The request:
Every line of the material is to be quoted verbatim, minus the pictures.

Given entries:

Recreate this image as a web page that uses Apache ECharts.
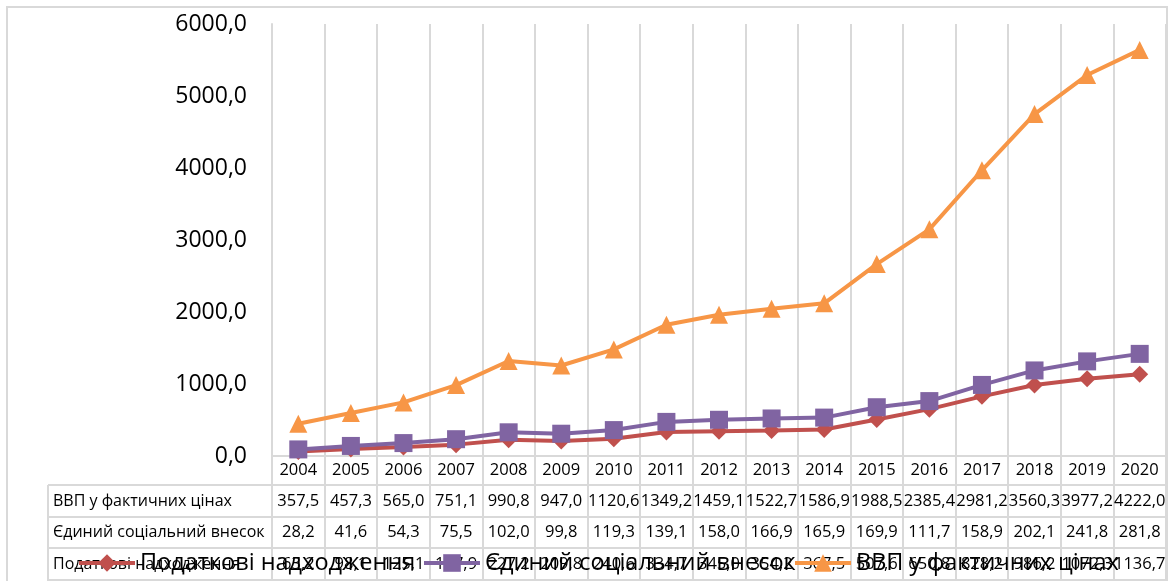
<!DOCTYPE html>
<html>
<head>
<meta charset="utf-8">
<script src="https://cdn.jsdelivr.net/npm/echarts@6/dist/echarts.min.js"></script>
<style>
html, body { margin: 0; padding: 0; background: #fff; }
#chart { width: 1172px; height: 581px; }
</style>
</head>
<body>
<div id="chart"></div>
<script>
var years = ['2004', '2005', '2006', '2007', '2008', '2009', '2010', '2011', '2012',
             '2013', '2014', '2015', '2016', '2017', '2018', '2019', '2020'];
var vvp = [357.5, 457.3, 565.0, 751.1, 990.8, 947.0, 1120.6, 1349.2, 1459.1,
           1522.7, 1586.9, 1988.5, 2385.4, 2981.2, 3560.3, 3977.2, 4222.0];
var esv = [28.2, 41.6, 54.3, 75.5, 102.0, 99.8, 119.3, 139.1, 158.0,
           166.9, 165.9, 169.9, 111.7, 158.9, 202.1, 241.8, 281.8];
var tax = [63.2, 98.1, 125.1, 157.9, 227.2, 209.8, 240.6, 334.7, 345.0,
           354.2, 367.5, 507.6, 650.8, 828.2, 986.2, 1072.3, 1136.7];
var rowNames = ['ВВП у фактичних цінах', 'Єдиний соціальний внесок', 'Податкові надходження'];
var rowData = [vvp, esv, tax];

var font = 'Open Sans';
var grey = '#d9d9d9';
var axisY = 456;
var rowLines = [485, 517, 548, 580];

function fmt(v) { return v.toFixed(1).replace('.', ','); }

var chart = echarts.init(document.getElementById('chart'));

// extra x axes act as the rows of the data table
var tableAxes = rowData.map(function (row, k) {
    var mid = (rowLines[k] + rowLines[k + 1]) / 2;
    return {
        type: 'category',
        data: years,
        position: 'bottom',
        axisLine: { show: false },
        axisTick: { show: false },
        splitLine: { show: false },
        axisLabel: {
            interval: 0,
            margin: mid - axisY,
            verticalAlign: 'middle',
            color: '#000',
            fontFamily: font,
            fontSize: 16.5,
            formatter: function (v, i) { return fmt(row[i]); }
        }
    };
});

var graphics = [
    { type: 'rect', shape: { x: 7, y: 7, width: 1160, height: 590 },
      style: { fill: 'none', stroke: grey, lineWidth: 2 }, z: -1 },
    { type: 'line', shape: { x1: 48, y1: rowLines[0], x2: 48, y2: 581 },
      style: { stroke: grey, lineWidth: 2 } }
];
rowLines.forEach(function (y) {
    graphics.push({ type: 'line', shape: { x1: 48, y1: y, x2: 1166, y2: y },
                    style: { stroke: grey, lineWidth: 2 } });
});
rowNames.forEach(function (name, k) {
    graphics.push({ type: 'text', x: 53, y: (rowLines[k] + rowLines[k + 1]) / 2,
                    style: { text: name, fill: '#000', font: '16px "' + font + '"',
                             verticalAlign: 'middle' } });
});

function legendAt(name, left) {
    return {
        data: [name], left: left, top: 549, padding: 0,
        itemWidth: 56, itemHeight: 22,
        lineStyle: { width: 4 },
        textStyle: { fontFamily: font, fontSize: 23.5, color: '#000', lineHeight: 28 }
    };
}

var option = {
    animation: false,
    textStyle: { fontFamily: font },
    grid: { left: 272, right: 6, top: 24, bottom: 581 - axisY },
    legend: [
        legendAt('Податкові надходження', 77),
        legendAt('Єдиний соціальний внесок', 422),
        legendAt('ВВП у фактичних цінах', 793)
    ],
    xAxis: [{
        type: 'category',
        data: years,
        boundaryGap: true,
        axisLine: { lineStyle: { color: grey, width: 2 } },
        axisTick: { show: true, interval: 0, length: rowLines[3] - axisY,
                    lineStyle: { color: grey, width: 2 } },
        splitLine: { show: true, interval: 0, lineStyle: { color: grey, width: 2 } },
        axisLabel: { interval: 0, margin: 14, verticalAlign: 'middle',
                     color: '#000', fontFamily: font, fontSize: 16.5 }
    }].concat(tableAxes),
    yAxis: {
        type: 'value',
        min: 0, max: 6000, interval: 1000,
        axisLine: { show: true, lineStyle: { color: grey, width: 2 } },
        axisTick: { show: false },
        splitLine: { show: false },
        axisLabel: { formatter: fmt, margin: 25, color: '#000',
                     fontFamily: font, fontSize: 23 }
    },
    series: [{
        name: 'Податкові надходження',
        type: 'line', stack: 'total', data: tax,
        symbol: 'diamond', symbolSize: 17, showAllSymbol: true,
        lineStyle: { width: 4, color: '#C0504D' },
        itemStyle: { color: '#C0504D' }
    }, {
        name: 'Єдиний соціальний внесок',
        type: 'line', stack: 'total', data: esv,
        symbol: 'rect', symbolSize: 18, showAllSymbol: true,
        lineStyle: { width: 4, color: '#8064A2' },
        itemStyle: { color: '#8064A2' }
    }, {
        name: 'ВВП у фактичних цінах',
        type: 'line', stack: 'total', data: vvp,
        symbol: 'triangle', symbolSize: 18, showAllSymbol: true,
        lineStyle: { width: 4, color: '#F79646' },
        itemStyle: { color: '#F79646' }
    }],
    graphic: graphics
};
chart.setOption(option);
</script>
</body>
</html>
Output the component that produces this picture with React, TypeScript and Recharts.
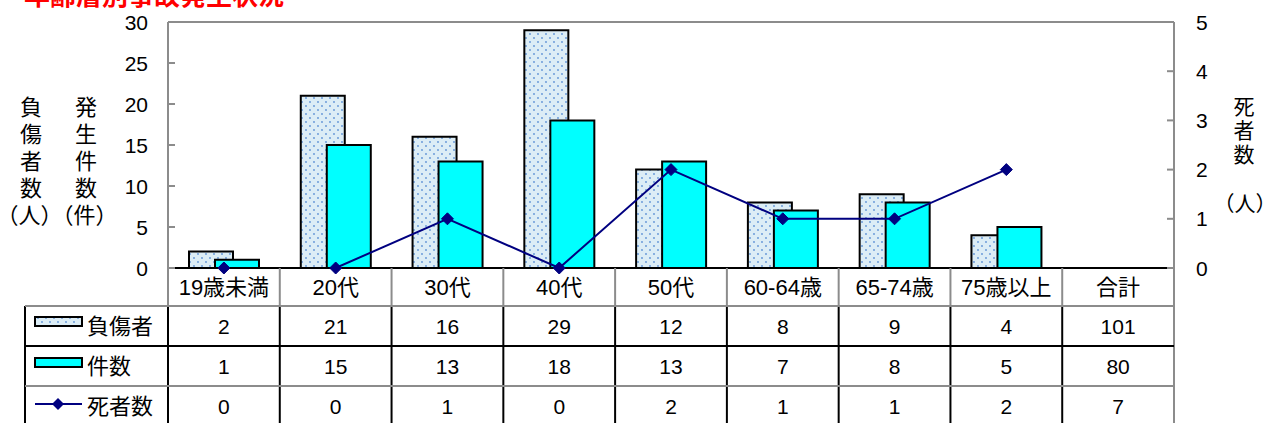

Result of this exercise:
Recreate this image as a web page that uses Apache ECharts.
<!DOCTYPE html>
<html>
<head>
<meta charset="utf-8">
<script src="https://cdn.jsdelivr.net/npm/echarts@6/dist/echarts.min.js"></script>
<style>
html, body { margin: 0; padding: 0; background: #fff; }
#chart { width: 1172px; height: 581px; }
</style>
</head>
<body>
<div id="chart"></div>
<script>
var years = ['2004', '2005', '2006', '2007', '2008', '2009', '2010', '2011', '2012',
             '2013', '2014', '2015', '2016', '2017', '2018', '2019', '2020'];
var vvp = [357.5, 457.3, 565.0, 751.1, 990.8, 947.0, 1120.6, 1349.2, 1459.1,
           1522.7, 1586.9, 1988.5, 2385.4, 2981.2, 3560.3, 3977.2, 4222.0];
var esv = [28.2, 41.6, 54.3, 75.5, 102.0, 99.8, 119.3, 139.1, 158.0,
           166.9, 165.9, 169.9, 111.7, 158.9, 202.1, 241.8, 281.8];
var tax = [63.2, 98.1, 125.1, 157.9, 227.2, 209.8, 240.6, 334.7, 345.0,
           354.2, 367.5, 507.6, 650.8, 828.2, 986.2, 1072.3, 1136.7];
var rowNames = ['ВВП у фактичних цінах', 'Єдиний соціальний внесок', 'Податкові надходження'];
var rowData = [vvp, esv, tax];

var font = 'Open Sans';
var grey = '#d9d9d9';
var axisY = 456;
var rowLines = [485, 517, 548, 580];

function fmt(v) { return v.toFixed(1).replace('.', ','); }

var chart = echarts.init(document.getElementById('chart'));

// extra x axes act as the rows of the data table
var tableAxes = rowData.map(function (row, k) {
    var mid = (rowLines[k] + rowLines[k + 1]) / 2;
    return {
        type: 'category',
        data: years,
        position: 'bottom',
        axisLine: { show: false },
        axisTick: { show: false },
        splitLine: { show: false },
        axisLabel: {
            interval: 0,
            margin: mid - axisY,
            verticalAlign: 'middle',
            color: '#000',
            fontFamily: font,
            fontSize: 16.5,
            formatter: function (v, i) { return fmt(row[i]); }
        }
    };
});

var graphics = [
    { type: 'rect', shape: { x: 7, y: 7, width: 1160, height: 590 },
      style: { fill: 'none', stroke: grey, lineWidth: 2 }, z: -1 },
    { type: 'line', shape: { x1: 48, y1: rowLines[0], x2: 48, y2: 581 },
      style: { stroke: grey, lineWidth: 2 } }
];
rowLines.forEach(function (y) {
    graphics.push({ type: 'line', shape: { x1: 48, y1: y, x2: 1166, y2: y },
                    style: { stroke: grey, lineWidth: 2 } });
});
rowNames.forEach(function (name, k) {
    graphics.push({ type: 'text', x: 53, y: (rowLines[k] + rowLines[k + 1]) / 2,
                    style: { text: name, fill: '#000', font: '16px "' + font + '"',
                             verticalAlign: 'middle' } });
});

function legendAt(name, left) {
    return {
        data: [name], left: left, top: 549, padding: 0,
        itemWidth: 56, itemHeight: 22,
        lineStyle: { width: 4 },
        textStyle: { fontFamily: font, fontSize: 23.5, color: '#000', lineHeight: 28 }
    };
}

var option = {
    animation: false,
    textStyle: { fontFamily: font },
    grid: { left: 272, right: 6, top: 24, bottom: 581 - axisY },
    legend: [
        legendAt('Податкові надходження', 77),
        legendAt('Єдиний соціальний внесок', 422),
        legendAt('ВВП у фактичних цінах', 793)
    ],
    xAxis: [{
        type: 'category',
        data: years,
        boundaryGap: true,
        axisLine: { lineStyle: { color: grey, width: 2 } },
        axisTick: { show: true, interval: 0, length: rowLines[3] - axisY,
                    lineStyle: { color: grey, width: 2 } },
        splitLine: { show: true, interval: 0, lineStyle: { color: grey, width: 2 } },
        axisLabel: { interval: 0, margin: 14, verticalAlign: 'middle',
                     color: '#000', fontFamily: font, fontSize: 16.5 }
    }].concat(tableAxes),
    yAxis: {
        type: 'value',
        min: 0, max: 6000, interval: 1000,
        axisLine: { show: true, lineStyle: { color: grey, width: 2 } },
        axisTick: { show: false },
        splitLine: { show: false },
        axisLabel: { formatter: fmt, margin: 25, color: '#000',
                     fontFamily: font, fontSize: 23 }
    },
    series: [{
        name: 'Податкові надходження',
        type: 'line', stack: 'total', data: tax,
        symbol: 'diamond', symbolSize: 17, showAllSymbol: true,
        lineStyle: { width: 4, color: '#C0504D' },
        itemStyle: { color: '#C0504D' }
    }, {
        name: 'Єдиний соціальний внесок',
        type: 'line', stack: 'total', data: esv,
        symbol: 'rect', symbolSize: 18, showAllSymbol: true,
        lineStyle: { width: 4, color: '#8064A2' },
        itemStyle: { color: '#8064A2' }
    }, {
        name: 'ВВП у фактичних цінах',
        type: 'line', stack: 'total', data: vvp,
        symbol: 'triangle', symbolSize: 18, showAllSymbol: true,
        lineStyle: { width: 4, color: '#F79646' },
        itemStyle: { color: '#F79646' }
    }],
    graphic: graphics
};
chart.setOption(option);
</script>
</body>
</html>
Output the component that produces this picture with React, TypeScript and Recharts.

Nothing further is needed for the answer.